Embedding intelligent excitation adaptability for resonance-suppressed QZS vibration isolation

Quasi-zero stiffness (QZS) vibration isolation provides a practical solution to the long-standing difficulty of low-frequency vibration isolation in conventional systems, but its inability to eliminate resonance renders it sensitive to excitation variability and potential dynamic amplification. This work proposes an intelligent QZS vibration isolator (IQZS-VI) that achieves both broadband vibration isolation and resonance suppression via an excitation-adaptive mechanism. It features two operational modes that can be autonomously switched according to the excitation variation, where one mode has a QZS and the other has a linear positive stiffness (LPS).
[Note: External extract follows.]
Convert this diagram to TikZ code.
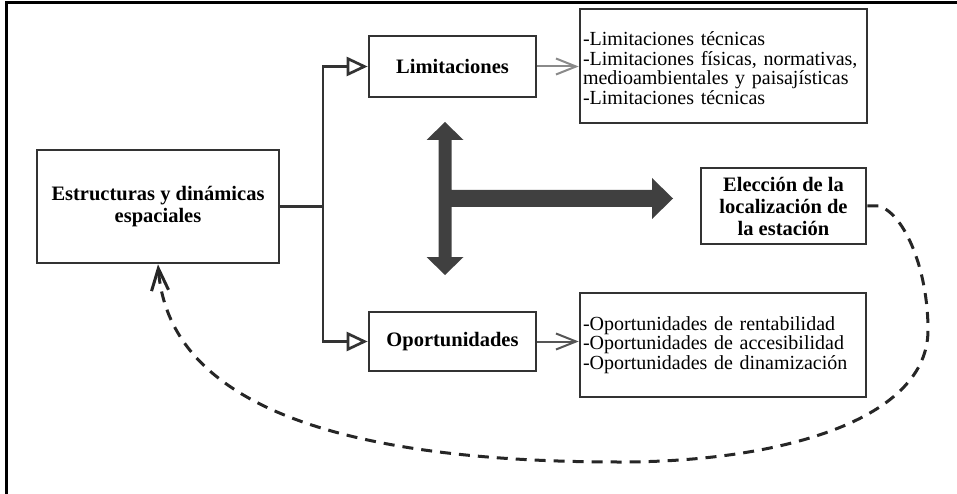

Operating normally in QZS mode, the system autonomously switches to LPS mode upon detecting the resonance frequency, resulting in a significantly reduced vibration transmissibility. A cam-roller-spring QZS vibration isolator with a stepper motor and skew slider for stiffness switching is designed to achieve the stiffness adjustment, while a fast frequency identification algorithm is embedded. Static and dynamical characterizations are carried out to clarify the relationship between the system performance and the key parameters. Experiments are performed to demonstrate its autonomy and vibration control performance under frequency-variable excitations, during which the developed model is also validated. The results show that the resonance peak decreases by up to 87.5% with the mode switching autonomously completed in approximately 430 ms following frequency identification. Further simulations under multi-frequency excitations are performed, and the results demonstrate the promising applicability of the IQZS-VI under such conditions.